O documento estabelece diretrizes e critérios técnicos para intervenções em milhares de imóveis, além de praças, escadarias, encostas e vias públicas. "Isso traz mais segurança jurídica e previsibilidade, permitindo que moradores, coletivos, empreendedores e gestores públicos saibam exatamente como intervir, restaurar e ocupar esses espaços, evitando conflitos e descaracterizações do patrimônio", avalia Nilma.

A ativista social Nilma Santos
A ativista social Nilma Santos | Foto: Uendel Galter | Ag.

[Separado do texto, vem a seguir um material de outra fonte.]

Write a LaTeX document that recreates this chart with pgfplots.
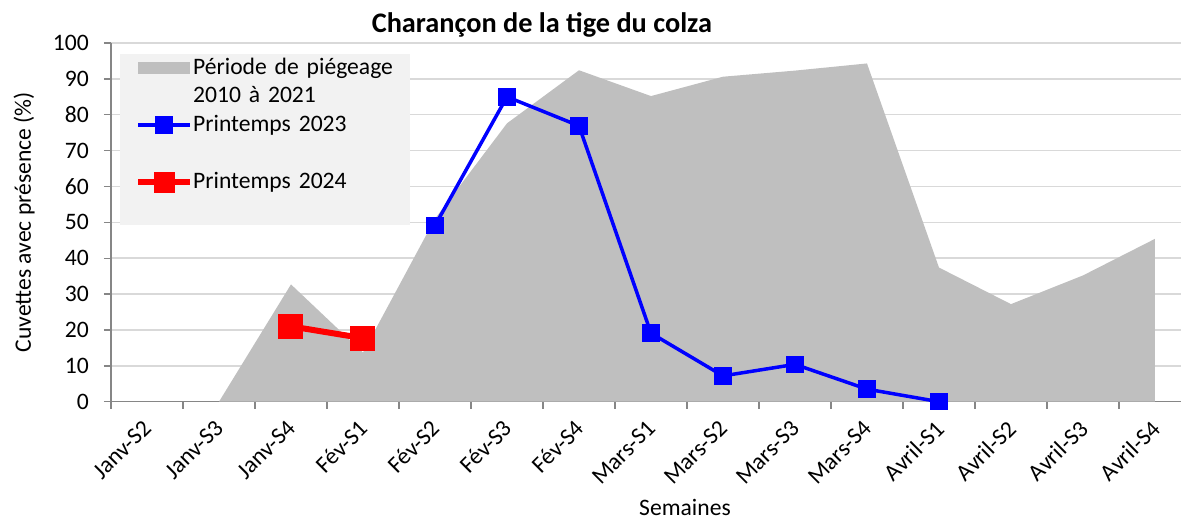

A TARDE

Outro ponto destacado pela ativista é que a norma busca equilibrar preservação histórica e demandas contemporâneas, incorporando temas como acessibilidade, mobilidade urbana, adaptação às mudanças climáticas, uso social dos imóveis e políticas de habitação. "O documento reconhece que o patrimônio precisa estar vivo, integrado à dinâmica da cidade e às pessoas que constroem esse território todos os dias", avalia Nilma.

A ativista acredita que em relação à Ladeira da Preguiça, a sua área de maior foco, essa portaria se torna ainda mais estratégica. "A Preguiça é um território histórico, cultural e popular, marcado por processos de resistência, mas também por décadas de abandono, especulação imobiliária e disputas sobre seu uso e ocupação. Ter regras claras do Iphan significa criar condições para que a requalificação aconteça com a permanência dos moradores, com respeito às práticas culturais locais e com protagonismo da comunidade, e não como mais um processo de expulsão ou apagamento", acredita a ativista.

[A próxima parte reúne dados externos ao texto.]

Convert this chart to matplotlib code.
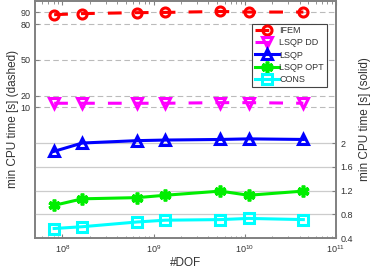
import numpy as np
import matplotlib
matplotlib.use("Agg")
import matplotlib.pyplot as plt
from matplotlib.ticker import LogLocator, NullFormatter

plt.rcParams['font.family'] = ['Liberation Sans', 'DejaVu Sans']
plt.rcParams['mathtext.fontset'] = 'custom'
plt.rcParams['mathtext.rm'] = 'Liberation Sans'

dof = [8.1e7, 1.65e8, 6.6e8, 1.34e9, 5.4e9, 1.1e10, 4.4e10]

# dashed series (left axis)
ifem = [88.1, 89.0, 89.8, 90.0, 90.8, 90.3, 90.3]
lsqp_dd = [13.5, 13.5, 13.5, 13.5, 14.0, 14.0, 13.5]

# solid series (right axis)
lsqp = [1.86, 2.00, 2.04, 2.05, 2.06, 2.07, 2.06]
lsqp_opt = [0.95, 1.06, 1.08, 1.12, 1.19, 1.12, 1.19]
cons = [0.56, 0.59, 0.67, 0.70, 0.71, 0.73, 0.71]

left_ticks = [10, 20, 50, 80, 90]
right_ticks = [0.4, 0.8, 1.2, 1.6, 2]

gray = '#808080'
txt = '#333333'

fig = plt.figure(figsize=(3.74, 2.72), dpi=100)
ax = fig.add_axes([0.094, 0.125, 0.804, 0.873])
ax2 = ax.twinx()

lw = 2.2
dash = (4.5, 4.3)
h1, = ax.plot(dof, ifem, color='red', lw=lw, dashes=dash, marker='o', ms=6.5,
              mfc='none', mew=2.2, label='IFEM')
h2, = ax.plot(dof, lsqp_dd, color='magenta', lw=lw, dashes=dash, marker='v', ms=7.5,
              mfc='none', mew=2.2, label='LSQP DD')
h3, = ax2.plot(dof, lsqp, color='blue', lw=lw, marker='^', ms=7.5,
               mfc='none', mew=2.2, label='LSQP')
h4, = ax2.plot(dof, lsqp_opt, color='#00ee00', lw=lw, marker=(6, 2, 0), ms=8.5,
               mew=2.6, label='LSQP OPT')
h5, = ax2.plot(dof, cons, color='cyan', lw=lw, marker='s', ms=6.5,
               mfc='none', mew=2.2, label='CONS')

ax.set_xscale('log')
ax.set_xlim(10**7.7, 1e11)
ax.xaxis.set_major_locator(LogLocator(base=10, numticks=10))
ax.xaxis.set_minor_locator(LogLocator(base=10, subs=np.arange(2, 10), numticks=10))
ax.xaxis.set_minor_formatter(NullFormatter())

ax.set_ylim(-100, 100)
ax.set_yticks(left_ticks)
ax.yaxis.grid(True, color='#bbbbbb', ls=(0, (5, 3)), lw=0.8)
ax2.set_ylim(0.4, 4.4)
ax2.set_yticks(right_ticks)
ax2.set_yticklabels(['0.4', '0.8', '1.2', '1.6', '2'])
ax2.yaxis.grid(True, color='#cccccc', lw=0.9)
ax.set_axisbelow(True)
ax2.set_axisbelow(True)

for a in (ax, ax2):
    for s in a.spines.values():
        s.set_color(gray)
        s.set_linewidth(1.2)
    a.tick_params(which='both', direction='in', colors=gray, labelcolor=txt,
                  labelsize=6.5, top=True)
    a.tick_params(which='major', length=3)
    a.tick_params(which='minor', length=1.8)
ax.tick_params(axis='y', right=False)
ax2.tick_params(axis='y', left=False)

ax.set_xlabel('#DOF', fontsize=8.5, color=txt, labelpad=2)
ax.set_ylabel('min CPU time [s] (dashed)', fontsize=8.5, color=txt, labelpad=1)
ax2.set_ylabel('min CPU time [s] (solid)', fontsize=8.5, color=txt, labelpad=4)

leg = ax2.legend(handles=[h1, h2, h3, h4, h5], loc='upper right',
                 bbox_to_anchor=(0.97, 0.903), fontsize=6.5, frameon=True,
                 fancybox=False, edgecolor='#444444', framealpha=1,
                 handlelength=2.6, handletextpad=0.1, labelspacing=0.35,
                 borderpad=0.3, borderaxespad=0)
leg.get_frame().set_linewidth(0.8)
for t in leg.get_texts():
    t.set_color(txt)

fig.savefig('out.png', dpi=100)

Para Nilma, essa normativa representa uma oportunidade de pensar a Ladeira da Preguiça, e todo o Centro Antigo, como espaços de memória, cultura viva, direito à cidade e justiça social. "Preservar o patrimônio é, acima de tudo, preservar pessoas, histórias e modos de vida", define a ativista.

A portaria do Iphan entra em vigor no próximo dia 29 de janeiro, 45 dias após a data de sua publicação no Diário Oficial da União. Intervenções físicas anteriores à sua vigência que não descaracterizem os imóveis não serão alvo de exigências adicionais por parte do Iphan.